Enhancing SMT Quality and Efficiency With Self-Adaptive Collaborative Optimization

Abstract

In the field of smart surface mount technology (SMT) production, integrating machines through a cyber-physical system (CPS) architecture holds significant potential for improving assembly quality and efficiency. However, fully unifying inspection and production systems to effectively address assembly-related quality issues remains a challenge. This study seeks to close these gaps by introducing collaborative optimization methods to ensure seamless operations. The research is driven by the need for precise control of key assembly parameters, such as placement height, x-offset, y-offset, rotation angle deviations, and blowing durations, all of which are major contributors to defects. To address these challenges, we propose a self-adaptive collaborative optimization (SACO) framework that prioritizes enhancements based on their impact on both quality and efficiency. The SACO framework combines customized Bayesian optimization and particle swarm optimization techniques, allowing for dynamic adjustments to process parameters, guided by real-time data from automatic optical inspection (AOI) systems.
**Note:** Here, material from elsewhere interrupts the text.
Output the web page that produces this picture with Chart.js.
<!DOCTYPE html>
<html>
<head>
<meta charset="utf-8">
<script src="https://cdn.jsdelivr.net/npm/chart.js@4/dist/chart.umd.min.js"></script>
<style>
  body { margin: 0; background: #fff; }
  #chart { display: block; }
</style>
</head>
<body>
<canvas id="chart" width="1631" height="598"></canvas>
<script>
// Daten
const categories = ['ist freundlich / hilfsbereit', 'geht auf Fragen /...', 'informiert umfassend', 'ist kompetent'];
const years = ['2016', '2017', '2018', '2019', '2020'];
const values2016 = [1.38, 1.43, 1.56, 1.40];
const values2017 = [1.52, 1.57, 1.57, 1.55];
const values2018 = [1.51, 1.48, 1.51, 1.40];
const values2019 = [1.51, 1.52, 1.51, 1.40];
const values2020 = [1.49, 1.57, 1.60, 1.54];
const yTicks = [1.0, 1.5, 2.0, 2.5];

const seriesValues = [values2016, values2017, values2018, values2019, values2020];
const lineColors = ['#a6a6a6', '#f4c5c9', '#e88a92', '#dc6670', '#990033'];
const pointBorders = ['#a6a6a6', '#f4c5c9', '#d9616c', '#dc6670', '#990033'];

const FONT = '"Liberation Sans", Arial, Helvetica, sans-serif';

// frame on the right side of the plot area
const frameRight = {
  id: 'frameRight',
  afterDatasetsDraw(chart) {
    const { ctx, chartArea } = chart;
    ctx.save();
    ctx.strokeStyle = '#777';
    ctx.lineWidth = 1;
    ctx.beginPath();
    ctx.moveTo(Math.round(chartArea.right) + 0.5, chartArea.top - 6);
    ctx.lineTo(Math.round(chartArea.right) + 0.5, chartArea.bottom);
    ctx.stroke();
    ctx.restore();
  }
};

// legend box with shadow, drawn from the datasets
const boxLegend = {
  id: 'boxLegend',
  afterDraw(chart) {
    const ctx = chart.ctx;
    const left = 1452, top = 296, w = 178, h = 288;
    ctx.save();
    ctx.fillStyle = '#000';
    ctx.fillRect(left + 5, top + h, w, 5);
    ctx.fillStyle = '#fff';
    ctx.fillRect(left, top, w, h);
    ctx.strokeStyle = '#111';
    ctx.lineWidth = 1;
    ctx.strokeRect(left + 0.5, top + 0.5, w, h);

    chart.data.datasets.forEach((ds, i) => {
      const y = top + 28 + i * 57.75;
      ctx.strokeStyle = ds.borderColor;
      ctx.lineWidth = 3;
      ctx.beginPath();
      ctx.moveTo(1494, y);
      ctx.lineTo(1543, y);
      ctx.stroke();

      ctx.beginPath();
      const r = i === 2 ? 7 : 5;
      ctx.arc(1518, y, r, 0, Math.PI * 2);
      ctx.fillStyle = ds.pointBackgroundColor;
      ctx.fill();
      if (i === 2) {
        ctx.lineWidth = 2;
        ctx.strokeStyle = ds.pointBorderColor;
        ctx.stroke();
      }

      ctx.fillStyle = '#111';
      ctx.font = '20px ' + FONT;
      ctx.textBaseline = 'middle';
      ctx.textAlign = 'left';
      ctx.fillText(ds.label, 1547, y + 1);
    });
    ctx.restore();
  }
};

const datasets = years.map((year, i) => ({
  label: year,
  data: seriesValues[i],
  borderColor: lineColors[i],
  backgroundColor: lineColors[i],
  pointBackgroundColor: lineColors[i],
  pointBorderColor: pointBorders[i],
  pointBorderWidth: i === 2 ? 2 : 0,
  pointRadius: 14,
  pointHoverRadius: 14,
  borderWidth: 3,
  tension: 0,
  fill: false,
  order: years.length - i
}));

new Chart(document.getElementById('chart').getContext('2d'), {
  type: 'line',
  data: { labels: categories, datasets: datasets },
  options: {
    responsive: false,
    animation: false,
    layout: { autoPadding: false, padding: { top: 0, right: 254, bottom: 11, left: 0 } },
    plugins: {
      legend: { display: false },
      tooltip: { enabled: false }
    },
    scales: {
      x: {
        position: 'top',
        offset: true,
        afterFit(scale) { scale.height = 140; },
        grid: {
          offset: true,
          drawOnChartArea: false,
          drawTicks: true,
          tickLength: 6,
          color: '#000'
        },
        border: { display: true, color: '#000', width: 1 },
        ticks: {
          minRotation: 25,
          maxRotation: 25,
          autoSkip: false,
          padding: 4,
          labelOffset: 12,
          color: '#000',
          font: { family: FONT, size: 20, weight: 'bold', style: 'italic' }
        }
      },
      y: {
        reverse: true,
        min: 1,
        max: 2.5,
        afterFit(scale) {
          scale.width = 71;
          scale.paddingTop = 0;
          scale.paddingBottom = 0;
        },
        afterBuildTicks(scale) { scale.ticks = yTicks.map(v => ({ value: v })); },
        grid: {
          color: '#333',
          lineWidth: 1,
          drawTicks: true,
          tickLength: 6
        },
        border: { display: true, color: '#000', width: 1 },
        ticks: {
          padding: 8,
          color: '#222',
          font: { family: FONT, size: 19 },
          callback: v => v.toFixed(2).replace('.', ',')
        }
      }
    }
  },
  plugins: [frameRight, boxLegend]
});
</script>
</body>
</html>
The primary goal of this study is to reduce defects and improve efficiency in the SMT assembly process through these targeted improvements. Experimental results validate the effectiveness of the proposed methods, demonstrating significant advancements in placement accuracy and overall assembly efficiency. Our findings confirm that the SACO framework provides a robust solution to persistent challenges in SMT production, addressing critical gaps in quality control and process optimization.